Osborne Gets Tax Credit Cuts Backing

In a debate in the House of Commons, MPs voted in favour of Chancellor George Osborne’s plans to cut income tax credits by £4.4 billion in a move which is believed to be part of a wider plan to raise rates of pay and to incentivise people to get back into working.

Labour. and opponents to the move, believe that the decision to cut the threshold could cost around three million families an average of £1,000 per year when the plans are introduced in April 2016.

However, ministers are saying that the public had “relied on the tax credits for too long”, with the motion going through after a vote which totalled 325 in favour, and 290 against.

The plan is to reduce the earnings level above which tax credits are withdrawn from its existing level of £6,420 to £3,850 – a move which Labour, and new leader Jeremy Corbyn, claim to be an attack on working families.

The new Labour leader said in an interview after the 90-minute debate “What they are is poverty deniers – ignoring the growing queues at food banks, ignoring the growing housing crisis, cutting tax credits when child poverty rose by half a million under the last Government to over four million. Let’s be clear austerity is a political choice.”

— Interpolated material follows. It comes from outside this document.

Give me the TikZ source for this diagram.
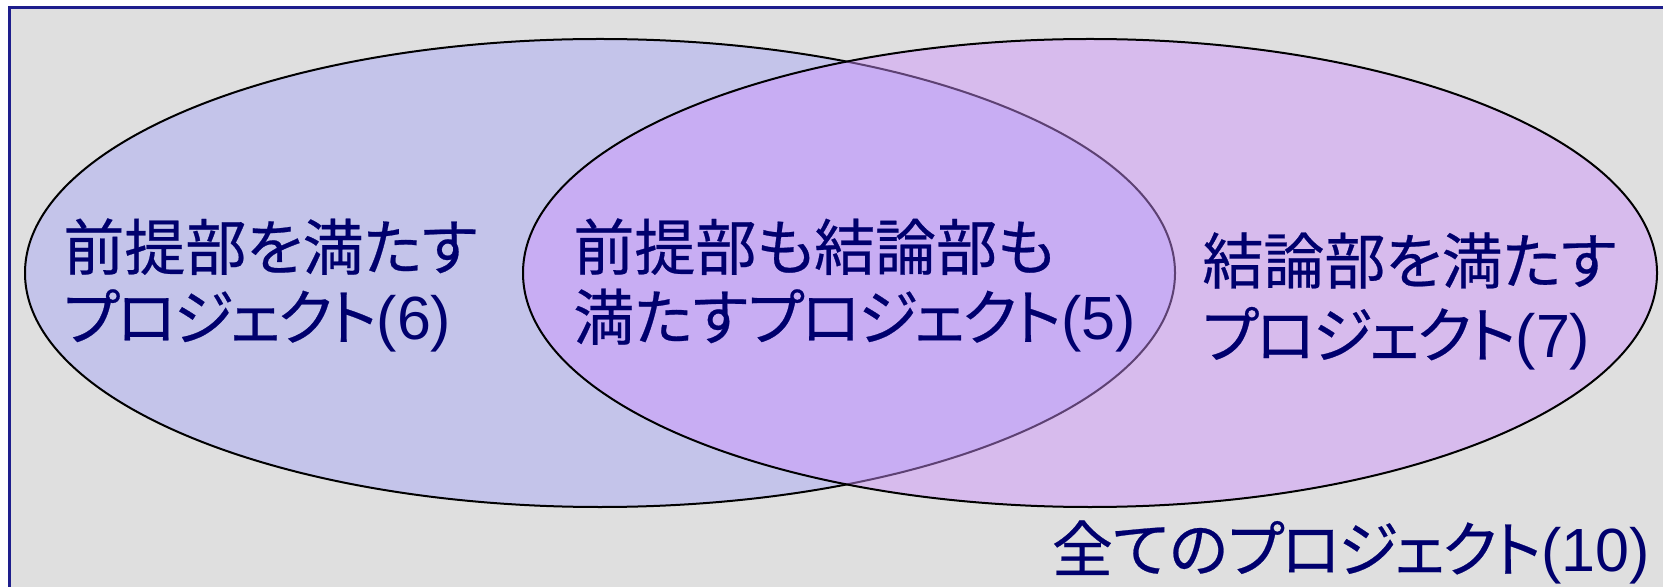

Seema Malhotra, the new Shadow Chief Secretary to the Treasury, echoed those thoughts and said “It is part of an on-going attack on the incomes of some of the most hard working families in our constituencies – those very strivers the Chancellor purported to support.”

Jon Stone, writing in the Independent, said that “An analysis published last week by the Institute found that even people who took a significant wage rise because of the new ‘National Living Wage’ would be significantly worse off after Mr Osborne’s budget. He raised the National Minimum Wage – now known as the “National Living Wage” – to £7.20, a figure actually below the independently calculated Living Wage rate.”

However, it’s estimated that the higher minimum wage would only cover around 25% of the cash cut from in-work tax credits, leaving low income households worse off by remaining in work.